In the last tutorial I introduced a function that packaged up the data loading steps. Earlier still I briefly mentioned functional programming as an avoidance of explicit loops. We will continue by looking at both these ideas a bit closer. The major advantage of a statistical language over a menu-driven point and click application is that series of commands can be saved as scripts. Scripts are just series of commands which we can save as text and either cut and paste back into the R terminal, use the source() command to load the code from a text file, or in RStudio click the source button in the text editor. By convention such files are given the extension '.R'. Note that if you click on a '.R' file in the RStudio file browser it will be opened in the code editing window. As you learn and use R you should at the very least be editing your command history and saving the data analysis steps as '.R' scripts to reuse later - e.g. Figs for a paper or presentation may want multiple revisions before the final submission.

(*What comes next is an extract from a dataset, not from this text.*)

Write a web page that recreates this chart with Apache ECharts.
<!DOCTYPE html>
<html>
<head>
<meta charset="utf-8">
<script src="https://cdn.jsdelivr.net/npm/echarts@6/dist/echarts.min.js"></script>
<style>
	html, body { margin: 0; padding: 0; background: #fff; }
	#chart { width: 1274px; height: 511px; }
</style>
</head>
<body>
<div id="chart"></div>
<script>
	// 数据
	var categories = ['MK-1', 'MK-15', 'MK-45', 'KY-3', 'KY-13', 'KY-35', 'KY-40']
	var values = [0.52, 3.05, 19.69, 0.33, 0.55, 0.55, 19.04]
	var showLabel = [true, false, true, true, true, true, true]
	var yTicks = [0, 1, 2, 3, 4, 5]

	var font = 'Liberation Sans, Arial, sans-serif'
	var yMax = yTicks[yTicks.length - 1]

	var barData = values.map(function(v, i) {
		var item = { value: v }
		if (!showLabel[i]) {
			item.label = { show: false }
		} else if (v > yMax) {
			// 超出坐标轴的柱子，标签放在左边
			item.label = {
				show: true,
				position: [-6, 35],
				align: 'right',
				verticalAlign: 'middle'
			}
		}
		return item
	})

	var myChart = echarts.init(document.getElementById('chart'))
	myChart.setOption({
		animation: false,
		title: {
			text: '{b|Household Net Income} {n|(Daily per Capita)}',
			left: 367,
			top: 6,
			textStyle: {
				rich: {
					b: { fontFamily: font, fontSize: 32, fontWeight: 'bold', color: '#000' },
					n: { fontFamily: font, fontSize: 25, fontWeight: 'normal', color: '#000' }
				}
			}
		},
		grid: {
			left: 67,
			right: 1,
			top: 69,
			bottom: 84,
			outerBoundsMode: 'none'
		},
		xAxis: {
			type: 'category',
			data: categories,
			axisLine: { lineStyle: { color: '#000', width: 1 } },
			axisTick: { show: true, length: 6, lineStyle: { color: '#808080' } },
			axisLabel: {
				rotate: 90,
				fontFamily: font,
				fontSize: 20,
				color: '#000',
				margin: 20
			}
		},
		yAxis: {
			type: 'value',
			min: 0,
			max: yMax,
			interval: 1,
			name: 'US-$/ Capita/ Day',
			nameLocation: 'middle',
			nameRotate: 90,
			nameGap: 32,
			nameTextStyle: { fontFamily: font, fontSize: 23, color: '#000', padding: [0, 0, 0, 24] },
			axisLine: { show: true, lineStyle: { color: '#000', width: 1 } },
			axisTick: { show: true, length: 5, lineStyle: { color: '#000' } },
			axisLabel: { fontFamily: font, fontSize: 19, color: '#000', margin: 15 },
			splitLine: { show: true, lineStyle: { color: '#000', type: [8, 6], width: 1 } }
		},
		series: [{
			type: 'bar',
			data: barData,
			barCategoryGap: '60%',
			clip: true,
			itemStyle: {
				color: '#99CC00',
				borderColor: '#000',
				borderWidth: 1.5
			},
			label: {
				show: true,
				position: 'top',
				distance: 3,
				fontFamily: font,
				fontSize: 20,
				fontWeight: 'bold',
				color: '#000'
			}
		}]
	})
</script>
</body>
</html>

However when you get a bit more confident you will want to start writing your own functions. Unlike a script, a function is adaptable as it can take different argument which change its behaviour. Functions are also the components that can be used to build larger more complex analyses from simpler building blocks. Another feature of R is that many functions are object oriented and will behave according to the class of data that is input. Finally functions unlike scripts are self contained in that whilst they may create many intermediate objects (vectors, lists, data.frames) only the final result will appear on your workspace at the end.

Simple Functions

Here is a very simple function borrowed from the Quick-R website, which is a taster for the R in Action book. I have also added a lot of annotation to explain the code more fully. A new function is created using the function() command like so:

mysummary = function(x, npar=TRUE, print=TRUE) 
# function example - get measures of central tendency
# and spread for a numeric vector x. The user has a
# choice of measures and whether the results are printed.
  {
  # if (!npar) is equivalent to saying if(npar==FALSE)
  # essentially ! means not  
    if (!npar)
    # if (!npar) we evaluate the block of code within the braces or else...  
    {
      center = mean(x); spread = sd(x) 
    }
    # we skip to the evaluate this block
    # the median and median absolute deviation (mad)
    # more robust estimates of centre and spread
    else 
    {
      center = median(x); spread = mad(x) 
    }
    # the cat statement will print to the screen even within a function
    if (print & !npar) 
    {
      cat('Mean=', center, '\n', 'SD=', spread, '\n')
    }
    # the else if here is redundant it could just be an if
    # but it is perhaps more legible stating the programmers intent
    else if (print & npar) 
    {
      cat('Median=', center, '\n', 'MAD=', spread, '\n')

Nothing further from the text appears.